Oxford Dictionaries has named "toxic" as its official word of the year. We use it a lot in its original context – to identify a poisonous or harmful substance. But the real growth in use of the word has been as a metaphor – "toxic" relationships or "toxic" attitudes, like those that inspired the #MeToo movement.
Oxford reports a 45 percent increase in searches for the word. Environmental scientists and activists have labored for years to defeat the notion that "dilution is the solution to pollution." Now, it's the word "toxic" itself that faces dilution.
Didn't see that one coming.
Belated birthday wishes
Credit: Gage Skidmore/flickr
Last Thursday, Senator Jim Inhofe turned 84. I have a standing interview request with the Senator for Nov. 17, 2034, his hundredth birthday – he's an unusually youthful octogenarian, so he may make it.

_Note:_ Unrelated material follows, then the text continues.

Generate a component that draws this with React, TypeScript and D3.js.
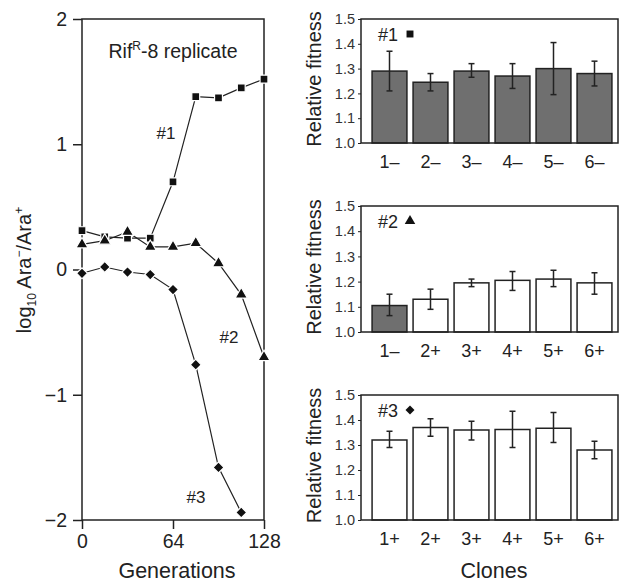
import React, { useEffect, useRef } from 'react';
import * as d3 from 'd3';

// left panel: log10 ratio over generations
const generations = [0, 16, 32, 48, 64, 80, 96, 112, 128];
const series1 = [0.31, 0.26, 0.25, 0.25, 0.70, 1.38, 1.37, 1.45, 1.52];
const series2 = [0.20, 0.23, 0.30, 0.18, 0.18, 0.21, 0.05, -0.20, -0.70];
const series3 = [-0.03, 0.02, -0.02, -0.04, -0.16, -0.76, -1.58, -1.94];
const xTicks = [0, 64, 128];
const yTicks = [2, 1, 0, -1, -2];

// right panels: relative fitness of clones
const clones1 = ['1–', '2–', '3–', '4–', '5–', '6–'];
const fit1 = [1.29, 1.245, 1.29, 1.27, 1.30, 1.28];
const lo1 = [1.21, 1.21, 1.265, 1.22, 1.195, 1.23];
const hi1 = [1.37, 1.28, 1.32, 1.32, 1.405, 1.33];
const dark1 = [true, true, true, true, true, true];

const clones2 = ['1–', '2+', '3+', '4+', '5+', '6+'];
const fit2 = [1.105, 1.13, 1.195, 1.205, 1.21, 1.195];
const lo2 = [1.065, 1.09, 1.18, 1.165, 1.18, 1.15];
const hi2 = [1.15, 1.17, 1.21, 1.24, 1.245, 1.235];
const dark2 = [true, false, false, false, false, false];

const clones3 = ['1+', '2+', '3+', '4+', '5+', '6+'];
const fit3 = [1.32, 1.37, 1.36, 1.362, 1.367, 1.28];
const lo3 = [1.29, 1.335, 1.32, 1.29, 1.31, 1.245];
const hi3 = [1.355, 1.405, 1.395, 1.435, 1.43, 1.315];
const dark3 = [false, false, false, false, false, false];

const fitTicks = [1.0, 1.1, 1.2, 1.3, 1.4, 1.5];

const FONT = 'Liberation Sans, Arial, sans-serif';

// diamond = square turned 45 degrees
const markerPath = (kind, size) =>
    d3.symbol(kind === 'triangle' ? d3.symbolTriangle : d3.symbolSquare, size)();
const markerRot = kind => (kind === 'diamond' ? ' rotate(45)' : '');

const App = () => {
    const svgRef = useRef(null);

    useEffect(() => {
        const svg = d3.select(svgRef.current);
        svg.selectAll('*').remove();
        svg.attr('font-family', FONT);

        // ---- left panel ----
        const x = d3.scaleLinear().domain([0, 128]).range([82, 264]);
        const y = d3.scaleLinear().domain([-2, 2]).range([520, 19]);

        svg.append('rect')
            .attr('x', 82).attr('y', 19)
            .attr('width', 182).attr('height', 501)
            .attr('fill', 'none').attr('stroke', '#222').attr('stroke-width', 1.5);

        const ya = svg.append('g')
            .attr('transform', 'translate(82,0)')
            .call(d3.axisLeft(y).tickValues(yTicks).tickSize(9).tickPadding(6)
                .tickFormat(d => d < 0 ? '−' + Math.abs(d) : String(d)));
        ya.select('.domain').remove();
        ya.selectAll('line').attr('stroke', '#222').attr('stroke-width', 1.5);
        ya.selectAll('text').attr('font-size', 19.5).attr('font-family', FONT).attr('fill', '#222');

        const xa = svg.append('g')
            .attr('transform', 'translate(0,520)')
            .call(d3.axisBottom(x).tickValues(xTicks).tickSize(9).tickPadding(5));
        xa.select('.domain').remove();
        xa.selectAll('line').attr('stroke', '#222').attr('stroke-width', 1.5);
        xa.selectAll('text').attr('font-size', 19.5).attr('font-family', FONT).attr('fill', '#222');

        svg.append('text')
            .attr('x', 177).attr('y', 578)
            .attr('text-anchor', 'middle').attr('font-size', 21.5).attr('fill', '#222')
            .text('Generations');

        const yl = svg.append('text')
            .attr('transform', 'translate(31,270) rotate(-90)')
            .attr('text-anchor', 'middle').attr('font-size', 20).attr('fill', '#222');
        yl.append('tspan').text('log');
        yl.append('tspan').attr('font-size', 12).attr('dy', 5).text('10');
        yl.append('tspan').attr('dy', -5).text(' Ara');
        yl.append('tspan').attr('font-size', 12).attr('dy', -8).text('−');
        yl.append('tspan').attr('dy', 8).text('/Ara');
        yl.append('tspan').attr('font-size', 12).attr('dy', -8).text('+');

        const tl = svg.append('text')
            .attr('x', 173).attr('y', 58)
            .attr('text-anchor', 'middle').attr('font-size', 19.5).attr('fill', '#222');
        tl.append('tspan').text('Rif');
        tl.append('tspan').attr('font-size', 12).attr('dy', -8).text('R');
        tl.append('tspan').attr('dy', 8).text('-8 replicate');

        const line = d3.line()
            .x((d, i) => x(generations[i]))
            .y(d => y(d));

        const allSeries = [
            { vals: series1, kind: 'square', size: 62 },
            { vals: series2, kind: 'triangle', size: 64 },
            { vals: series3, kind: 'diamond', size: 60 },
        ];
        allSeries.forEach(s => {
            svg.append('path')
                .datum(s.vals)
                .attr('fill', 'none').attr('stroke', '#222').attr('stroke-width', 1.2)
                .attr('d', line);
        });
        allSeries.forEach(s => {
            svg.append('g').selectAll('path')
                .data(s.vals)
                .join('path')
                .attr('transform', (d, i) => `translate(${x(generations[i])},${y(d)})${markerRot(s.kind)}`)
                .attr('d', markerPath(s.kind, s.size))
                .attr('fill', '#111').attr('stroke', '#fff').attr('stroke-width', 1.2);
        });

        svg.append('text').attr('x', 166).attr('y', 139).attr('text-anchor', 'middle')
            .attr('font-size', 17).attr('fill', '#222').text('#1');
        svg.append('text').attr('x', 229).attr('y', 343).attr('text-anchor', 'middle')
            .attr('font-size', 17).attr('fill', '#222').text('#2');
        svg.append('text').attr('x', 196).attr('y', 503).attr('text-anchor', 'middle')
            .attr('font-size', 17).attr('fill', '#222').text('#3');

        // ---- right panels ----
        const panels = [
            { top: 19, bottom: 143, cats: clones1, vals: fit1, lo: lo1, hi: hi1, dark: dark1, label: '#1', kind: 'square' },
            { top: 206, bottom: 332, cats: clones2, vals: fit2, lo: lo2, hi: hi2, dark: dark2, label: '#2', kind: 'triangle' },
            { top: 395, bottom: 520, cats: clones3, vals: fit3, lo: lo3, hi: hi3, dark: dark3, label: '#3', kind: 'diamond' },
        ];
        const left = 361;
        const right = 618;

        panels.forEach(p => {
            const g = svg.append('g');
            const bx = d3.scaleBand().domain(p.cats).range([369, 615]).paddingInner(0.15).paddingOuter(0.075);
            const by = d3.scaleLinear().domain([1.0, 1.5]).range([p.bottom, p.top]);

            g.selectAll('rect.bar')
                .data(p.vals)
                .join('rect')
                .attr('class', 'bar')
                .attr('x', (d, i) => bx(p.cats[i]))
                .attr('y', d => by(d))
                .attr('width', bx.bandwidth())
                .attr('height', d => by(1.0) - by(d))
                .attr('fill', (d, i) => p.dark[i] ? '#6f6f6f' : '#fff')
                .attr('stroke', '#222').attr('stroke-width', 1.5);

            g.selectAll('g.err')
                .data(p.vals)
                .join('g')
                .attr('class', 'err')
                .each(function (d, i) {
                    const cx = bx(p.cats[i]) + bx.bandwidth() / 2;
                    const e = d3.select(this);
                    e.append('line').attr('x1', cx).attr('x2', cx)
                        .attr('y1', by(p.lo[i])).attr('y2', by(p.hi[i]));
                    e.append('line').attr('x1', cx - 3).attr('x2', cx + 3)
                        .attr('y1', by(p.lo[i])).attr('y2', by(p.lo[i]));
                    e.append('line').attr('x1', cx - 3).attr('x2', cx + 3)
                        .attr('y1', by(p.hi[i])).attr('y2', by(p.hi[i]));
                    e.selectAll('line').attr('stroke', '#222').attr('stroke-width', 1.5);
                });

            g.append('rect')
                .attr('x', left).attr('y', p.top)
                .attr('width', right - left).attr('height', p.bottom - p.top)
                .attr('fill', 'none').attr('stroke', '#222').attr('stroke-width', 1.5);

            const ay = g.append('g')
                .attr('transform', `translate(${left},0)`)
                .call(d3.axisLeft(by).tickValues(fitTicks).tickSize(3).tickPadding(3).tickFormat(d3.format('.1f')));
            ay.select('.domain').remove();
            ay.selectAll('line').attr('stroke', '#222');
            ay.selectAll('text').attr('font-size', 14.5).attr('font-family', FONT).attr('fill', '#333');

            const ax = g.append('g')
                .attr('transform', `translate(0,${p.bottom})`)
                .call(d3.axisBottom(bx).tickSize(0).tickPadding(12));
            ax.select('.domain').remove();
            ax.selectAll('text').attr('font-size', 18).attr('font-family', FONT).attr('fill', '#222');

            g.append('text')
                .attr('transform', `translate(321,${(p.top + p.bottom) / 2 - 2}) rotate(-90)`)
                .attr('text-anchor', 'middle').attr('font-size', 20).attr('fill', '#222')
                .text('Relative fitness');

            g.append('text').attr('x', 378).attr('y', p.top + 22)
                .attr('font-size', 18).attr('fill', '#222').text(p.label);
            g.append('path')
                .attr('transform', `translate(410,${p.top + 15})${markerRot(p.kind)}`)
                .attr('d', markerPath(p.kind, p.kind === 'diamond' ? 40 : 48))
                .attr('fill', '#111');
        });

        svg.append('text')
            .attr('x', 494).attr('y', 578)
            .attr('text-anchor', 'middle').attr('font-size', 21.5).attr('fill', '#222')
            .text('Clones');
    }, []);

    return (
        <svg ref={svgRef} width={620} height={583}
            style={{ position: 'absolute', left: 0, top: 0, background: '#fff' }}></svg>
    );
};

export default App;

At that time, I'm looking for a sit down to discuss how the Senator's climate "hoax" is going.
Zinke: Next to resign?
There's stiff competition on which Trump principal will go next: Chief of Staff Kelly? Homeland Secretary Nielsen? But for those who keep records on such things, Interior Secretary Ryan Zinke is another likely pick, with multiple ethics investigations underway.
Ronald Reagan's scandal-plagued EPA Administrator Anne Gorsuch Burford and Interior Secretary James Watt both made fairly quick exits – Gorsuch lasted two years, two months before spending more time with her family, including future Supreme Court Justice and son Neil. Watt made it two years, nine months.
Scott Pruitt bested the elder Gorsuch, exiting in a year and six months. If Zinke leaves any time before next October, Trump's environmental team will enjoy a clean sweep in the swampy Olympics.